Course Title: Advanced Programming for Data Science
Part A: Course Overview
Course Title: Advanced Programming for Data Science
Credit Points: 12.00
Terms
Course Code |
Campus |
Career |
School |
Learning Mode |
Teaching Period(s) |
COSC2820 |
City Campus |
Postgraduate |
171H School of Science |
Face-to-Face |
Sem 2 2021 |
COSC2820 |
City Campus |
Postgraduate |
175H Computing Technologies |
Face-to-Face |
Sem 2 2022, Sem 1 2024, Sem 2 2024 |
COSC3015 |
RMIT University Vietnam |
Postgraduate |
175H Computing Technologies |
Face-to-Face |
Viet3 2022, Viet2 2024 |
Course Coordinator: Professor Feng Xia
Course Coordinator Phone: +61 9925
Course Coordinator Email: feng.xia@rmit.edu.au
Pre-requisite Courses and Assumed Knowledge and Capabilities
COSC1519 Introduction to Programming OR
COSC2676 Programming Fundamentals for Scientists OR
COSC2531 Programming Fundamentals OR
COSC2801 Programming Bootcamp 1
Note it is a condition of enrolment at RMIT that you accept responsibility for ensuring that you have completed the prerequisite/s and agree to concurrently enrol in co-requisite courses before enrolling in a course.
Course Description
This is an advanced programming course, designed specifically for students who are interested in the field of Data Science.
Advanced programming concepts and techniques for the purposes of data processing (e.g., data parsing, cleansing, integration, etc.) will be taught, enabling more complex data pre-processing and getting data ready for down-stream analysis.

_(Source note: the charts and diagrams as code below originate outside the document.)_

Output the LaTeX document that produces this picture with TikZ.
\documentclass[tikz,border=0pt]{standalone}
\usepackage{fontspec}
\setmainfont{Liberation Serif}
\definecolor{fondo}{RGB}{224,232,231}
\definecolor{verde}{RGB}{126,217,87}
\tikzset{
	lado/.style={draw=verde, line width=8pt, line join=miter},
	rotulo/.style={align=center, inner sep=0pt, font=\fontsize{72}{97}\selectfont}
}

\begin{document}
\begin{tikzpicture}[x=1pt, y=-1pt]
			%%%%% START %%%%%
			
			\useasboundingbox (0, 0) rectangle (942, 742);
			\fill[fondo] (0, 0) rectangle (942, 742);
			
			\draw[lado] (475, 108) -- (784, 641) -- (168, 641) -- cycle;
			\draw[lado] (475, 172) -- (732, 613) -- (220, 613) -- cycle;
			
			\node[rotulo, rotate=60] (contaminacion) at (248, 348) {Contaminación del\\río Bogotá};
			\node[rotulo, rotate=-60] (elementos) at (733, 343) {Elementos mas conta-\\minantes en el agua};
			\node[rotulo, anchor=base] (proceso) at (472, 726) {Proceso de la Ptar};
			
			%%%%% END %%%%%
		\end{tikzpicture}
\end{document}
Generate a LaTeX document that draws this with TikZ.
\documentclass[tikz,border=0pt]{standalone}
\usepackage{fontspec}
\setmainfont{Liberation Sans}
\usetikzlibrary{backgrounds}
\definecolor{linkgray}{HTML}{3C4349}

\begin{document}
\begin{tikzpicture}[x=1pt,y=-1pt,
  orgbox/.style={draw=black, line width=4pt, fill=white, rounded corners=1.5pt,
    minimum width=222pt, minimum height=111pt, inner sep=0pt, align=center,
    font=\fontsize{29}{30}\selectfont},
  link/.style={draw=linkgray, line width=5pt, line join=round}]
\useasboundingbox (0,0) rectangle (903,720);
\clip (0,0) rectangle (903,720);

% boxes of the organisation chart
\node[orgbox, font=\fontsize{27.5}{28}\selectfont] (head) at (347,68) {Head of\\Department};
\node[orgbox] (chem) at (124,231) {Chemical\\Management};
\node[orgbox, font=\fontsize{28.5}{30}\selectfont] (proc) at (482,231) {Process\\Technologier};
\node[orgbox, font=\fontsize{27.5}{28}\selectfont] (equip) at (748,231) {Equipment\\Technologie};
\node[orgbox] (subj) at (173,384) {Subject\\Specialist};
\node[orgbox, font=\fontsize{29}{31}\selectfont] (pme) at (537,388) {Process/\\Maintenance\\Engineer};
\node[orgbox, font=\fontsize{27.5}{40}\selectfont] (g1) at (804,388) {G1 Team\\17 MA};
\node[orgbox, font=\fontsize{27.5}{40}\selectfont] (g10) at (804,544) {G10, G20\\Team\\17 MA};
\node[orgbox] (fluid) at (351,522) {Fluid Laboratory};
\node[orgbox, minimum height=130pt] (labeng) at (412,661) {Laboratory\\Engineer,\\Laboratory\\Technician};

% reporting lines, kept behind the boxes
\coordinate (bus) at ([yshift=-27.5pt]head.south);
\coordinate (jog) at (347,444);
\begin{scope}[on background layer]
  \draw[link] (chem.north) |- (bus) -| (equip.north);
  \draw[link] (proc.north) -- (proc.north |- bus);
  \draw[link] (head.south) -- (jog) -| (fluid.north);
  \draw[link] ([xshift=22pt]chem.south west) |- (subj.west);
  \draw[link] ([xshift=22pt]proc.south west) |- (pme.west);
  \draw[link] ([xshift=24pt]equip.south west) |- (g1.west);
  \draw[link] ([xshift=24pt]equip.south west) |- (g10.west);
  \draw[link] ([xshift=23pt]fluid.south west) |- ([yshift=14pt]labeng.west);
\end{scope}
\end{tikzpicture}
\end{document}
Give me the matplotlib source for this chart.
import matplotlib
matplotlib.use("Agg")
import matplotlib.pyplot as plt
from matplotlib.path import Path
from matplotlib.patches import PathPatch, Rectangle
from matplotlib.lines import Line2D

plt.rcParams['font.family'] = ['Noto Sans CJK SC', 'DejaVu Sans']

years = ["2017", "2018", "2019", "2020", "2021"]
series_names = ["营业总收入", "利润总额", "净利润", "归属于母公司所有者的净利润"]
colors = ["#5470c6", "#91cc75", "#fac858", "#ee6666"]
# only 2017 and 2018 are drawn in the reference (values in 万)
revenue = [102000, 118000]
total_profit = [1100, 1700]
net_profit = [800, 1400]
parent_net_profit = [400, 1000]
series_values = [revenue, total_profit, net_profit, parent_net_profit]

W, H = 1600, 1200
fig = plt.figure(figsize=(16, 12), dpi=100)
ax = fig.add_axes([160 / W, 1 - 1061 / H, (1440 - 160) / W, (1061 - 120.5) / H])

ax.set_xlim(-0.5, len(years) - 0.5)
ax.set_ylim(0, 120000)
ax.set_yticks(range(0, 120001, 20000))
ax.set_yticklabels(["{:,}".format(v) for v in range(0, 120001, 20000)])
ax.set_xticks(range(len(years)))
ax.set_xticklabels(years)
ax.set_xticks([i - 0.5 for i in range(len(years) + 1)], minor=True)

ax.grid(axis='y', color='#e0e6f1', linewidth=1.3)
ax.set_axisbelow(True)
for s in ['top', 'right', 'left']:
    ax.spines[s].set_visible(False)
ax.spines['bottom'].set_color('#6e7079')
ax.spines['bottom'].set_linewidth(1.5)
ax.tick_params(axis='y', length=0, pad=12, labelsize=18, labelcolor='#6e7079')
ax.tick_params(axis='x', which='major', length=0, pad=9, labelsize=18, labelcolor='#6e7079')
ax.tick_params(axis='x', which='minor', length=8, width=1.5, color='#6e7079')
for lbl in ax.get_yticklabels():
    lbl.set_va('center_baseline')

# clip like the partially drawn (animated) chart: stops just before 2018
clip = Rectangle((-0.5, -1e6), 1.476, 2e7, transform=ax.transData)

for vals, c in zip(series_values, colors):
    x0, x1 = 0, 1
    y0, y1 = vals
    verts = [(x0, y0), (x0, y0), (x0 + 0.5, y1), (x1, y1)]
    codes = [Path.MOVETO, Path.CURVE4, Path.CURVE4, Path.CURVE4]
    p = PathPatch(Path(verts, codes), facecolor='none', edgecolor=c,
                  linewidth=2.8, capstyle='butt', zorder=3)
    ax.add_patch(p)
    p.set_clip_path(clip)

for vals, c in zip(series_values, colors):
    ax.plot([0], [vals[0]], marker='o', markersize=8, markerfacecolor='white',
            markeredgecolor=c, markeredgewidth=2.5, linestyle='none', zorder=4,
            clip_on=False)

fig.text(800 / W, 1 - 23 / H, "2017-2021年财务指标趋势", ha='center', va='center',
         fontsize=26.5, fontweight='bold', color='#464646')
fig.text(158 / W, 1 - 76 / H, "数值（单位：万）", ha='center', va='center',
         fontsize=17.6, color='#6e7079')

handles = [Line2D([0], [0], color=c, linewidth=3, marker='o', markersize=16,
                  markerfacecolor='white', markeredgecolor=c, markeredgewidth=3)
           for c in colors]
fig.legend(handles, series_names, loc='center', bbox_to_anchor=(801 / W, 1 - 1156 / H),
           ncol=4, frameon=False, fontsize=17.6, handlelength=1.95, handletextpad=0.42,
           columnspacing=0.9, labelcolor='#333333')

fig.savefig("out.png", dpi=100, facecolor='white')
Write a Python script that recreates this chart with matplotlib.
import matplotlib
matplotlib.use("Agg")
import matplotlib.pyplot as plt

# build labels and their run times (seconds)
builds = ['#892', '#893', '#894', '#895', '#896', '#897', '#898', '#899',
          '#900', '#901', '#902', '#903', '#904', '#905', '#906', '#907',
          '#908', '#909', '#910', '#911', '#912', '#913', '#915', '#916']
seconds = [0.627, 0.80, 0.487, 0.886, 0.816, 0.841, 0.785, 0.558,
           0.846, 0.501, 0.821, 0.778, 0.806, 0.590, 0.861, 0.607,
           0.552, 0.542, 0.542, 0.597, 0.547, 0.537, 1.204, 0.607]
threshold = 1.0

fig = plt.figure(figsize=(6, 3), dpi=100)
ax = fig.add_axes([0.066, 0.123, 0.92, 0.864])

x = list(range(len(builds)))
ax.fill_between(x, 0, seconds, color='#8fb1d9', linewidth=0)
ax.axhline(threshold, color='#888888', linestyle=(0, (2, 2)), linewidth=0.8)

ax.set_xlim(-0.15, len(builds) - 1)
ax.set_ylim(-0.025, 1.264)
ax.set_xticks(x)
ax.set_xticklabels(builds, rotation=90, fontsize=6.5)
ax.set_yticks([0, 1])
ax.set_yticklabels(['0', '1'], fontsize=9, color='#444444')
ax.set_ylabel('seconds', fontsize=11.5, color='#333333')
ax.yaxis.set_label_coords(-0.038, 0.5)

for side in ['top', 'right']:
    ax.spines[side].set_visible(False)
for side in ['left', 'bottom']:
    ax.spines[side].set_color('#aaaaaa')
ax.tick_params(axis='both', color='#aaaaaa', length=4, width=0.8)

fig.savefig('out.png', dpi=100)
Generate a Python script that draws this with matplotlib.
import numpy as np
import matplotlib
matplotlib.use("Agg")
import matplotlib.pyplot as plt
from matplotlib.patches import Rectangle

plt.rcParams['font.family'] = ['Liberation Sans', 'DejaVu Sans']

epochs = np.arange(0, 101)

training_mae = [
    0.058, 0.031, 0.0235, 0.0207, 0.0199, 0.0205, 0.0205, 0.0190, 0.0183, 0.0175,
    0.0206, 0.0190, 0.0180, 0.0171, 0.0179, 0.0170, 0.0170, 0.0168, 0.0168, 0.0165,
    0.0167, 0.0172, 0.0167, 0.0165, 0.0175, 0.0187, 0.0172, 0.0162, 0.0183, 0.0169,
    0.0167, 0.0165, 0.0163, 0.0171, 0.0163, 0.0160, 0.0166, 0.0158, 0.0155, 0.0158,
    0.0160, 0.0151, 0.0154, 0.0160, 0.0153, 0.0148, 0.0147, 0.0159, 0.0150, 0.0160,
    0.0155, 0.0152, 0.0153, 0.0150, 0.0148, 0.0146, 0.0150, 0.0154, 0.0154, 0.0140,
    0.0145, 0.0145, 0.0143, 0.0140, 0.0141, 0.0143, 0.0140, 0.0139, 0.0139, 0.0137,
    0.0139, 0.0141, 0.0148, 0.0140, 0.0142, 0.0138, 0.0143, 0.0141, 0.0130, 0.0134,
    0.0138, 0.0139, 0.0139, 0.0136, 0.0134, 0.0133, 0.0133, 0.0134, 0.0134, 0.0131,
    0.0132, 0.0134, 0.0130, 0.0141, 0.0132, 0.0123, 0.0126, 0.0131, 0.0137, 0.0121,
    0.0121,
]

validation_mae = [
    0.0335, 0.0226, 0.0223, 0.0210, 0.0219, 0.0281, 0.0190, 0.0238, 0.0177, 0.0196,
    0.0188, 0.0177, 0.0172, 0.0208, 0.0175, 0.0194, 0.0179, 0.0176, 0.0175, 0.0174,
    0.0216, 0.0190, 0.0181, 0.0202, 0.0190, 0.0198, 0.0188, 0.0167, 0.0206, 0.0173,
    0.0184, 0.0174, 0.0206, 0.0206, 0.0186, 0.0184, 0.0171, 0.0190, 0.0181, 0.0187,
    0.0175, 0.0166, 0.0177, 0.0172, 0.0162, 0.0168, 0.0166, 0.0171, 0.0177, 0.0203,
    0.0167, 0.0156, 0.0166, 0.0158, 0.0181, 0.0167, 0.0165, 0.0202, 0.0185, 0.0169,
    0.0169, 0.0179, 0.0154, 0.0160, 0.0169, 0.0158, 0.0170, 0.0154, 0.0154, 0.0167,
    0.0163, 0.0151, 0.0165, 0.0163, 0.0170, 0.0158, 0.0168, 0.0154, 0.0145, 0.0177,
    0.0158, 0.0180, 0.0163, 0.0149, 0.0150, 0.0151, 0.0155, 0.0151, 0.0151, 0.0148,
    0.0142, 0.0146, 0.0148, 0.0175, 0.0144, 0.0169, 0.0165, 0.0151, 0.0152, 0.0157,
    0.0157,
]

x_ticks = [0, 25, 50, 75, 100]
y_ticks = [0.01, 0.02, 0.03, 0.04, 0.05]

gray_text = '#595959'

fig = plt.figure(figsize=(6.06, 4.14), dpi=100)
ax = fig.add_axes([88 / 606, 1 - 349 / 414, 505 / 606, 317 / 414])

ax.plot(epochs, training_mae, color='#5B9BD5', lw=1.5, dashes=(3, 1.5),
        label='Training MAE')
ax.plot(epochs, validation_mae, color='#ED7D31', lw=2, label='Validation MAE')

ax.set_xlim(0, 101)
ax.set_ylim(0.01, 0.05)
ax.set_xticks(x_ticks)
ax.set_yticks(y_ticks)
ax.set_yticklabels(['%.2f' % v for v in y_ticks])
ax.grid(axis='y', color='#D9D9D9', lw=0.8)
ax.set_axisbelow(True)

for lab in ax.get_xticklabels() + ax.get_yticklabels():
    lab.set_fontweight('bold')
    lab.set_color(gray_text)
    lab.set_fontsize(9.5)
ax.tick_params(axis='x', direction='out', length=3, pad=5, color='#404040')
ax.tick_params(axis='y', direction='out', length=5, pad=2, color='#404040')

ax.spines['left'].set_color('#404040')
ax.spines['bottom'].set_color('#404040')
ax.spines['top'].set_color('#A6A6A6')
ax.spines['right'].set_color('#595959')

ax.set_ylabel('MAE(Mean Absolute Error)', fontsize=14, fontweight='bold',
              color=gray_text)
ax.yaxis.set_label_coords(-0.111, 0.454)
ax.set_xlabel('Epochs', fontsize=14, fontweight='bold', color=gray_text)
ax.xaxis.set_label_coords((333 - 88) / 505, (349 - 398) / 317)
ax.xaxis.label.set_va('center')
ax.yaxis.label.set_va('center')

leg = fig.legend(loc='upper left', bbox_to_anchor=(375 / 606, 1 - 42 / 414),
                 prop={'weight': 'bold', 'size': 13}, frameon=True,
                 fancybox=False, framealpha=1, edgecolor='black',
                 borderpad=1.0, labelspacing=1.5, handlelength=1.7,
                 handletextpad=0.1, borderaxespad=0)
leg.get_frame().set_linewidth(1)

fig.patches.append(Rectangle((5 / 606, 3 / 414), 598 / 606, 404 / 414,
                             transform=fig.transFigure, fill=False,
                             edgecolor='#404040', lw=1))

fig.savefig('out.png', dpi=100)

These include, for example, the handling of data stored in different formats (e.g., CSV, JSON, XML,), the handling of bad and missing data, and the integration of data from different sources. The course will also introduce both fundamental and the state-of-the-art advanced techniques for text pre-processing, to convert raw natural language text data to feature representations that can be directly used in downstream analysis. The course will also explore a simple web app development framework, which enables students to deploy their developed data driven applications online.
A Python environment will be used for implementation throughout the course.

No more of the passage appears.